When a Hootie Isn’t a Hootie

July 22, 2014

Band names can be very misleading. Here are some bands in which many people thought that the name of the band referred to the lead singer…but didn’t.

Blondie

BlondieThis influential New Wave band was fronted by former model Debbie Harry, who happened to have dyed, blond hair. The public and many members of the music press thought that the act who performed “One Way or Another” and “Heart of Glass” was a solo artist, Harry, who went by the stage name “Blondie.” But that’s the name of the group.
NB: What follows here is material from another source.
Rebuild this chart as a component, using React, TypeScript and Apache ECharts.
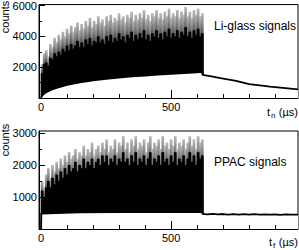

Early in its career in the late ‘70s, the band’s management handed out cards bearing an image of the whole band with the caption “Blondie is a band,” while Harry sometimes wore a T-shirt on stage with the same message.

Hootie and the Blowfish

Lead singer Darius Rucker is not Hootie, nor are the other three guys in the band “the Blowfish.” The band formed at the University of South Carolina in the mid-1980s. The group were friends with two other guys, one of whom had big, owl-like eyes. His nickname was Hootie. Another had big, puffy cheeks, whose nickname was Blowfish. (College!) In tribute to the friends, the band combined their nicknames.

J. Geils Band

This group scored its biggest hits in the early ‘80s with the pop songs “Centerfold” and “Freeze Frame,” but started off in the ‘70s as a bluesy rock band built around Boston guitarist J. Geils. Geils was not the singer of the band—Peter Wolf was.

Marshall Tucker Band

Unlike the J. Geils Band, and very confusingly, there was never anyone in this long-running Southern rock band named Marshall Tucker. In trying to come up with a name, a band member suggested “Marshall Tucker,” a name etched into the key to the rehearsal space the band was using at the time. (Tucker was at least musically inclined: He was also a piano tuner.)